O'Neill's Elementary Differential Geometry, problem 4.3.11, page 156, (Kindle edition), asks the student to discuss the periodicity of the curve $x(at,bt)$ where x is the parametrization of the torus:
$$x(u,v)=((R+r \cos(u))\cos(v),(R+r \cos(u))\sin(v),r\sin(u))$$
And $a/b$ is a rational number $m/n$. I got as far as convincing myself that $2\pi m/a=2\pi n/b$ is a period, where $m$ and $n$ have no common divisor.

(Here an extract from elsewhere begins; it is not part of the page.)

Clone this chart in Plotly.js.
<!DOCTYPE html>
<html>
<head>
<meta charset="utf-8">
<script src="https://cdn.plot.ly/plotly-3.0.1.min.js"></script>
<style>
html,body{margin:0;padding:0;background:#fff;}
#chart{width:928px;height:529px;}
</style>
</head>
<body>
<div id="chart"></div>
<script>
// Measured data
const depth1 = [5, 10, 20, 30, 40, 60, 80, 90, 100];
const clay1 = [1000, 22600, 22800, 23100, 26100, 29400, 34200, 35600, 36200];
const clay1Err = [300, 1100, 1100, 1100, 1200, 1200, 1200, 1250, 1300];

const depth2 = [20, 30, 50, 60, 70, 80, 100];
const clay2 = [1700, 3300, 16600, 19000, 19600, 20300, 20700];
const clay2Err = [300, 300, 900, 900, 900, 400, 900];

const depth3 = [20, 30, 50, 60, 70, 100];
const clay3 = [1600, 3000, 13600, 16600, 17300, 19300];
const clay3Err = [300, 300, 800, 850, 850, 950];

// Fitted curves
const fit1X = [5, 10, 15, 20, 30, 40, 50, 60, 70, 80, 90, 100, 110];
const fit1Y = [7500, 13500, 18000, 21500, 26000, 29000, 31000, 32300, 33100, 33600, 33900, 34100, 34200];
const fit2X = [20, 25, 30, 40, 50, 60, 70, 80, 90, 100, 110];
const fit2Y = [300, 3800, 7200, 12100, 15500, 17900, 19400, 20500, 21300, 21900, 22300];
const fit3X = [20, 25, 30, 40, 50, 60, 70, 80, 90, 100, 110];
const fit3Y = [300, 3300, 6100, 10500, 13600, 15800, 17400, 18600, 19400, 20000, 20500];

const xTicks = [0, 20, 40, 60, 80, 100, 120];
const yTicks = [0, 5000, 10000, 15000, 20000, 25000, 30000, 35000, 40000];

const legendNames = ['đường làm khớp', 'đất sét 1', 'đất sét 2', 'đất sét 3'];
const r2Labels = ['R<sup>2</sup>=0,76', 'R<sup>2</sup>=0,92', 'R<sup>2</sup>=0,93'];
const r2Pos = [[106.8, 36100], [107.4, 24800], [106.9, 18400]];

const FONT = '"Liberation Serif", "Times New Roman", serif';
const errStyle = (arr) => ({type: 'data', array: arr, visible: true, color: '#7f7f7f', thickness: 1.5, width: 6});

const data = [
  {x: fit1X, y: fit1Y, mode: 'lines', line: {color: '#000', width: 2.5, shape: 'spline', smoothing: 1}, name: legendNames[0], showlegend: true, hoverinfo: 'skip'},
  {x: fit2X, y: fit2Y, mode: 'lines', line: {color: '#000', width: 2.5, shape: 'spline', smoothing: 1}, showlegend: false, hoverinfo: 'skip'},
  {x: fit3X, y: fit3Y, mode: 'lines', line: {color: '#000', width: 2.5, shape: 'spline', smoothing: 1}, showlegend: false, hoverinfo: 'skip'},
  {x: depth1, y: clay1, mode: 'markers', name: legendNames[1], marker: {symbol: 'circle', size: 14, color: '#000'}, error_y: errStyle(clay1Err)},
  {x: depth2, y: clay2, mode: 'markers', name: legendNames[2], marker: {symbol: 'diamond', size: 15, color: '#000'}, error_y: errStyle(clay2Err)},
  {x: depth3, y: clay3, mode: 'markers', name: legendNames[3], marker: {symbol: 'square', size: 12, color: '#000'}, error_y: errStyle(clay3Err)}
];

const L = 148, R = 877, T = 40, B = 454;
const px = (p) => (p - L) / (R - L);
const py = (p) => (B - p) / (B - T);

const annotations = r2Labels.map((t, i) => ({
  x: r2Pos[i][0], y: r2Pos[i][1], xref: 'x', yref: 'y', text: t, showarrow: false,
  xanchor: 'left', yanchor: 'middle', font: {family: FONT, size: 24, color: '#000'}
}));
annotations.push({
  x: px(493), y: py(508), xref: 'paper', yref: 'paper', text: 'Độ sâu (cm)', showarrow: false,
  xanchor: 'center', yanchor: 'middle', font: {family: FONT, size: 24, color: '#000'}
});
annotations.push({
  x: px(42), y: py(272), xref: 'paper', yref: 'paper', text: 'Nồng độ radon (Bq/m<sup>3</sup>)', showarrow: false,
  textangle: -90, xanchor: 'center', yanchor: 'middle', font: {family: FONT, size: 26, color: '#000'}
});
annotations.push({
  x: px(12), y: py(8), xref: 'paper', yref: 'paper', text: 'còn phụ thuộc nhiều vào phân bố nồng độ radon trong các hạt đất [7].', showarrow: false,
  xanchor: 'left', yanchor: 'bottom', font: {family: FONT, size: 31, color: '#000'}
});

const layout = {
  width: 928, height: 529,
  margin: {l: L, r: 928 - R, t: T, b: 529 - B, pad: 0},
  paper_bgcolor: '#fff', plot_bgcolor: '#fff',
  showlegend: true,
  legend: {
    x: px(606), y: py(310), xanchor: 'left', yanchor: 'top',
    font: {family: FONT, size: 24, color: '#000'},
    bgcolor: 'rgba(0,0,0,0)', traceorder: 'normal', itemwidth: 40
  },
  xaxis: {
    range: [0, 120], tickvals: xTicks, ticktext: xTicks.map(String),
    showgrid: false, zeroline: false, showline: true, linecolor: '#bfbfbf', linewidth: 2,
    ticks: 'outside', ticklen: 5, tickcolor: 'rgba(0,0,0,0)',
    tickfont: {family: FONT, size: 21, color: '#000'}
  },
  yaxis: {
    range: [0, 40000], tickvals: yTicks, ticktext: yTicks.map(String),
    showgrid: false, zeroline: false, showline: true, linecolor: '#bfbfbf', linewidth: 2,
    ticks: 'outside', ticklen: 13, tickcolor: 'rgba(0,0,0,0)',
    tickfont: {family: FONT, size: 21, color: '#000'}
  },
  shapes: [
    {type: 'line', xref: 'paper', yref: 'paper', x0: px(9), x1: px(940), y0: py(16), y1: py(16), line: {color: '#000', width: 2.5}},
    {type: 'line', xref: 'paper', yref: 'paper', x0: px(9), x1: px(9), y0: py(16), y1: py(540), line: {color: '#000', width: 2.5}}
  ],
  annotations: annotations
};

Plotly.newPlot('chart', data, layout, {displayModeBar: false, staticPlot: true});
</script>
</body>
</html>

$$x(t)=((R+r\cos(at)\cos(bt),(R+r\cos(at))\sin(bt),r\sin(at))$$
Any period of the curve is an integer multiple of the least period of the third component, $2\pi/a$. Since $R>r$, $R+r\cos(at)>0$ and any period is also an integer multiple of $2\pi/b$. The ratio of these two integers is $a/b=m/n$, so the two integers are $m$ and $n$ for the least period. Does this sound correct?

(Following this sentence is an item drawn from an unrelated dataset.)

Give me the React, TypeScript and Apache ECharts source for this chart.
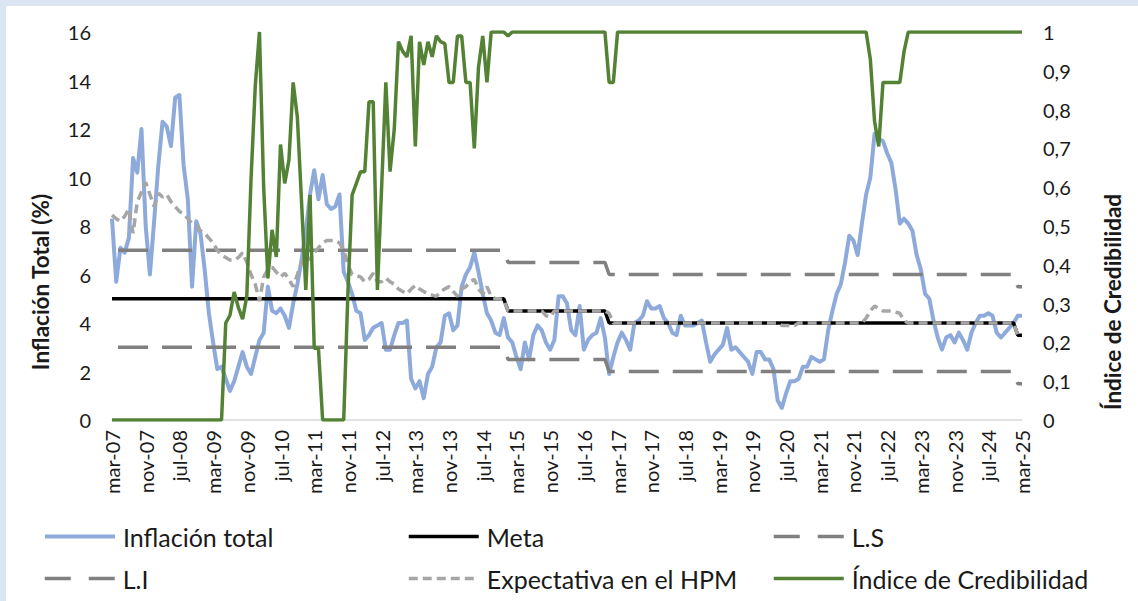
import React, { useEffect, useRef } from "react";
import * as echarts from "echarts";

// ---------- DATA ----------
const MONTHS = ["ene", "feb", "mar", "abr", "may", "jun", "jul", "ago", "sep", "oct", "nov", "dic"];
const START_YEAR = 2007;
const START_MONTH = 2; // mar
const N_MONTHS = 217; // mar-07 .. mar-25

const CATEGORIES: string[] = [];
for (let k = 0; k < N_MONTHS; k++) {
  const m = (START_MONTH + k) % 12;
  const y = START_YEAR + Math.floor((START_MONTH + k) / 12);
  CATEGORIES.push(`${MONTHS[m]}-${String(y % 100).padStart(2, "0")}`);
}

const INFLACION = [
  8.3, 5.7, 7.1, 6.9, 7.5, 10.8, 10.2, 12.0, 8.0, 6.0,
  8.2, 10.5, 12.3, 12.1, 11.3, 13.3, 13.4, 10.5, 9.1, 5.5,
  8.2, 7.7, 6.2, 4.4, 3.2, 2.1, 2.2, 1.7, 1.2, 1.6,
  2.2, 2.8, 2.2, 1.9, 2.6, 3.3, 3.6, 5.5, 4.5, 4.4,
  4.6, 4.3, 3.8, 4.8, 5.6, 6.6, 7.8, 9.3, 10.3, 9.1,
  10.1, 8.9, 8.7, 8.8, 9.3, 6.1, 5.7, 5.2, 4.5, 4.4,
  3.3, 3.5, 3.8, 3.9, 4.0, 2.9, 2.9, 3.5, 4.0, 4.0,
  4.1, 1.7, 1.3, 1.6, 0.9, 1.9, 2.2, 3.0, 3.2, 4.3,
  4.4, 3.7, 3.9, 5.5, 6.0, 6.3, 6.9, 6.1, 5.2, 4.4,
  4.1, 3.6, 3.5, 4.2, 3.4, 3.2, 2.6, 2.1, 3.2, 2.5,
  3.5, 3.9, 3.7, 3.2, 2.9, 3.3, 5.1, 5.1, 4.8, 3.7,
  3.5, 4.7, 2.9, 3.3, 3.5, 3.6, 4.2, 3.4, 1.9, 2.6,
  3.2, 3.6, 3.3, 2.9, 4.0, 4.1, 4.3, 4.9, 4.6, 4.6,
  4.7, 4.2, 4.0, 3.6, 3.5, 4.3, 3.9, 3.9, 3.9, 4.0,
  4.1, 3.2, 2.4, 2.7, 2.9, 3.1, 3.8, 2.9, 3.0, 2.8,
  2.6, 2.4, 1.9, 2.8, 2.8, 2.5, 2.5, 2.1, 0.8, 0.5,
  1.1, 1.6, 1.6, 1.7, 2.2, 2.2, 2.6, 2.5, 2.4, 2.5,
  3.7, 4.5, 5.2, 5.6, 6.5, 7.6, 7.4, 6.8, 8.1, 9.3,
  10.0, 11.8, 11.6, 11.5, 11.0, 10.6, 9.5, 8.1, 8.3, 8.1,
  7.8, 6.8, 6.2, 5.2, 5.0, 4.1, 3.4, 2.9, 3.4, 3.5,
  3.2, 3.6, 3.3, 2.9, 3.6, 4.0, 4.3, 4.3, 4.4, 4.3,
  3.6, 3.4, 3.6, 3.8, 4.0, 4.3, 4.3,
];

const EXPECTATIVA = [
  8.45, 8.3, 8.2, 8.4, 8.7, 7.7, 9.0, 9.4, 9.8, 9.3,
  8.8, 9.35, 9.2, 9.3, 9.0, 8.8, 8.6, 8.5, 8.3, 8.1,
  8.0, 7.8, 7.7, 7.5, 7.3, 7.0, 6.8, 6.7, 6.6, 6.6,
  6.7, 6.9, 6.5, 6.0, 5.6, 4.9, 5.9, 6.2, 6.3, 6.1,
  5.9, 6.05, 5.8, 5.5, 6.0, 6.5, 6.8, 6.6, 6.9, 7.1,
  7.3, 7.4, 7.4, 7.4, 7.3, 7.0, 6.4, 6.0, 5.95, 5.9,
  5.7, 5.8, 6.05, 5.7, 5.7, 5.85, 5.7, 5.6, 5.4, 5.3,
  5.2, 5.4, 5.55, 5.4, 5.3, 5.2, 5.15, 5.1, 5.3, 5.4,
  5.5, 5.3, 5.1, 5.4, 5.5, 5.7, 5.8, 5.4, 5.2, 5.5,
  5.1, 5.0, 5.0, 4.95, 4.5, 4.5, 4.5, 4.5, 4.5, 4.5,
  4.5, 4.5, 4.5, 4.3, 4.25, 4.5, 4.5, 4.5, 4.5, 4.5,
  4.5, 4.5, 4.5, 4.5, 4.5, 4.5, 4.5, 4.5, 4.4, 4.0,
  4.0, 4.0, 4.0, 4.0, 4.0, 4.0, 4.0, 4.0, 4.0, 4.0,
  4.0, 4.0, 4.0, 4.0, 4.0, 4.0, 4.0, 4.0, 4.0, 4.0,
  4.0, 4.0, 4.0, 4.0, 4.0, 4.0, 4.0, 4.0, 4.0, 4.0,
  4.0, 4.0, 4.0, 4.0, 4.0, 4.0, 4.0, 4.0, 4.0, 3.9,
  3.9, 3.9, 3.9, 4.0, 4.0, 4.0, 4.0, 4.0, 4.0, 4.0,
  4.0, 4.0, 4.0, 4.0, 4.0, 4.0, 4.0, 4.0, 4.0, 4.2,
  4.5, 4.7, 4.6, 4.5, 4.5, 4.5, 4.45, 4.4, 4.1, 4.0,
  4.0, 4.0, 4.0, 4.0, 4.0, 4.0, 4.0, 4.0, 4.0, 4.0,
  4.0, 4.0, 4.0, 4.0, 4.0, 4.0, 4.0, 4.0, 4.0, 4.0,
  4.0, 4.0, 4.0, 4.0, 4.0, 3.5, 3.5,
];

const CREDIBILIDAD = [
  0, 0, 0, 0, 0, 0, 0, 0, 0, 0,
  0, 0, 0, 0, 0, 0, 0, 0, 0, 0,
  0, 0, 0, 0, 0, 0, 0, 0.25, 0.27, 0.33,
  0.29, 0.26, 0.32, 0.62, 0.86, 1.0, 0.6, 0.365, 0.49, 0.42,
  0.71, 0.61, 0.67, 0.87, 0.78, 0.56, 0.335, 0.58, 0.185, 0.185,
  0, 0, 0, 0, 0, 0, 0.33, 0.58, 0.61, 0.64,
  0.64, 0.82, 0.82, 0.335, 0.6, 0.87, 0.64, 0.75, 0.975, 0.95,
  0.936, 0.99, 0.705, 0.975, 0.915, 0.975, 0.936, 0.99, 0.975, 0.97,
  0.87, 0.87, 0.99, 0.99, 0.87, 0.87, 0.7, 0.91, 0.99, 0.87,
  1, 1, 1, 1, 0.99, 1, 1, 1, 1, 1,
  1, 1, 1, 1, 1, 1, 1, 1, 1, 1,
  1, 1, 1, 1, 1, 1, 1, 1, 0.87, 0.87,
  1, 1, 1, 1, 1, 1, 1, 1, 1, 1,
  1, 1, 1, 1, 1, 1, 1, 1, 1, 1,
  1, 1, 1, 1, 1, 1, 1, 1, 1, 1,
  1, 1, 1, 1, 1, 1, 1, 1, 1, 1,
  1, 1, 1, 1, 1, 1, 1, 1, 1, 1,
  1, 1, 1, 1, 1, 1, 1, 1, 1, 1,
  0.93, 0.77, 0.705, 0.87, 0.87, 0.87, 0.87, 0.87, 0.95, 1,
  1, 1, 1, 1, 1, 1, 1, 1, 1, 1,
  1, 1, 1, 1, 1, 1, 1, 1, 1, 1,
  1, 1, 1, 1, 1, 1, 1,
];

// Policy target and band: [value, number of months]
const META_RUNS: [number, number][] = [[5, 94], [4.5, 24], [4, 97], [3.5, 2]];
const LS_RUNS: [number, number][] = [[7, 94], [6.5, 24], [6, 97], [5.5, 2]];
const LI_RUNS: [number, number][] = [[3, 94], [2.5, 24], [2, 97], [1.5, 2]];

const LEFT_TICKS = { min: 0, max: 16, interval: 2 };
const RIGHT_TICKS = { min: 0, max: 1, interval: 0.1 };

const expandRuns = (runs: [number, number][]) => {
  const out: number[] = [];
  runs.forEach(([v, n]) => {
    for (let k = 0; k < n; k++) out.push(v);
  });
  return out;
};

const META = expandRuns(META_RUNS);
const LS = expandRuns(LS_RUNS);
const LI = expandRuns(LI_RUNS);

// ---------- STYLE ----------
const FONT = "Lato";
const TXT = "#1a1a1a";

export default function App() {
  const ref = useRef<HTMLDivElement>(null);

  useEffect(() => {
    document.body.style.margin = "0";
    const chart = echarts.init(ref.current!, null, { renderer: "svg" });

    const legendBase = {
      orient: "horizontal",
      padding: 0,
      itemWidth: 70,
      itemHeight: 14,
      itemGap: 0,
      selectedMode: false,
      itemStyle: { opacity: 0 },
      textStyle: { fontFamily: FONT, fontSize: 25, color: TXT, padding: [0, 0, 0, 3] },
    };

    const option: any = {
      animation: false,
      backgroundColor: "#ffffff",
      grid: { left: 106, top: 26, width: 910, height: 388, containLabel: false },
      xAxis: {
        type: "category",
        data: CATEGORIES,
        boundaryGap: false,
        axisLine: { show: true, lineStyle: { color: "#d9d9d9", width: 1.5 } },
        axisTick: { show: false },
        splitLine: { show: false },
        axisLabel: {
          interval: 7,
          rotate: 90,
          margin: 10,
          fontFamily: FONT,
          fontSize: 20,
          color: TXT,
        },
      },
      yAxis: [
        {
          type: "value",
          ...LEFT_TICKS,
          axisLine: { show: false },
          axisTick: { show: false },
          splitLine: { show: false },
          axisLabel: { fontFamily: FONT, fontSize: 20, color: TXT, margin: 21 },
        },
        {
          type: "value",
          position: "right",
          ...RIGHT_TICKS,
          axisLine: { show: false },
          axisTick: { show: false },
          splitLine: { show: false },
          axisLabel: {
            fontFamily: FONT,
            fontSize: 20,
            color: TXT,
            margin: 21,
            formatter: (v: number) => {
              const r = Math.round(v * 10) / 10;
              if (r === 0) return "0";
              if (r === 1) return "1";
              return r.toFixed(1).replace(".", ",");
            },
          },
        },
      ],
      legend: [
        { ...legendBase, data: ["Inflación total"], left: 37, top: 518, lineStyle: { width: 4 } },
        { ...legendBase, data: ["Meta"], left: 401, top: 518, lineStyle: { width: 3.5 } },
        { ...legendBase, data: ["L.S"], left: 766, top: 518, lineStyle: { width: 3.5, type: [26, 18], dashOffset: 0 } },
        { ...legendBase, data: ["L.I"], left: 37, top: 560, lineStyle: { width: 3.5, type: [26, 18], dashOffset: 0 } },
        { ...legendBase, data: ["Expectativa en el HPM"], left: 401, top: 560, lineStyle: { width: 3.5 } },
        { ...legendBase, data: ["Índice de Credibilidad"], left: 766, top: 560, lineStyle: { width: 3.5 } },
      ],
      graphic: [
        {
          type: "text",
          x: 34,
          y: 276,
          rotation: Math.PI / 2,
          style: {
            text: "Inflación Total (%)",
            fontFamily: FONT,
            fontSize: 22.5,
            fontWeight: "bold",
            fill: TXT,
            textAlign: "center",
            textVerticalAlign: "middle",
          },
        },
        {
          type: "text",
          x: 1106,
          y: 296,
          rotation: Math.PI / 2,
          style: {
            text: "Índice de Credibilidad",
            fontFamily: FONT,
            fontSize: 22.5,
            fontWeight: "bold",
            fill: TXT,
            textAlign: "center",
            textVerticalAlign: "middle",
          },
        },
      ],
      series: [
        {
          name: "Inflación total",
          type: "line",
          data: INFLACION,
          yAxisIndex: 0,
          symbol: "none",
          itemStyle: { color: "#8eaadb" },
          lineStyle: { color: "#8eaadb", width: 4, join: "round" },
        },
        {
          name: "Meta",
          type: "line",
          data: META,
          yAxisIndex: 0,
          symbol: "none",
          itemStyle: { color: "#000000" },
          lineStyle: { color: "#000000", width: 3.5 },
        },
        {
          name: "L.S",
          type: "line",
          data: LS,
          yAxisIndex: 0,
          symbol: "none",
          itemStyle: { color: "#808080" },
          lineStyle: { color: "#808080", width: 3.5, type: [30, 14], dashOffset: 38 },
        },
        {
          name: "L.I",
          type: "line",
          data: LI,
          yAxisIndex: 0,
          symbol: "none",
          itemStyle: { color: "#808080" },
          lineStyle: { color: "#808080", width: 3.5, type: [30, 14], dashOffset: 38 },
        },
        {
          name: "Expectativa en el HPM",
          type: "line",
          data: EXPECTATIVA,
          yAxisIndex: 0,
          symbol: "none",
          itemStyle: { color: "#a6a6a6" },
          lineStyle: { color: "#a6a6a6", width: 3.5, type: [9, 5] },
        },
        {
          name: "Índice de Credibilidad",
          type: "line",
          data: CREDIBILIDAD,
          yAxisIndex: 1,
          symbol: "none",
          itemStyle: { color: "#548235" },
          lineStyle: { color: "#548235", width: 3.5 },
        },
      ],
    };

    chart.setOption(option);
    return () => chart.dispose();
  }, []);

  return (
    <div
      style={{
        position: "fixed",
        left: 0,
        top: 0,
        width: 1138,
        height: 601,
        background: "#dce6f2",
      }}
    >
      <div
        ref={ref}
        style={{ position: "absolute", left: 6, top: 6, width: 1132, height: 595, background: "#ffffff" }}
      />
    </div>
  );
}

Problem goes on to ask the student to show that the curve $x$ has no self-crossings. According to the first edition of the book, this means that form $x(t)=x(t+T)$ follows that $T$ is a multiple of the least period. How to show that this is the case?
Problem goes on to ask the student to show that if $a/b$ is irrational then $x(at,bt)$ is one-to-one. I guess the thing to do is to show that if it is not one-to-one then $a/b$ is rational. I have no idea how to do this and would like a hint.
This last case is interesting because $x$ comes arbitrarily close to every point on the torus.
Best Answer
Your reasoning about period of curve seems correct.
To answer second question, about self-crossing, you should again inspect components of curve, and with similar reasoning deduce that $T$ is multiple of period.
Third part of problem now follows from first two. If $x$ is not one-to-one, than there is some point of self intersection (e.g for some $t$ and $T$ holds $x(t)=x(t+T)$). From second part we conclude that $T$ is multiple of period. Now from first part follows that period is rational.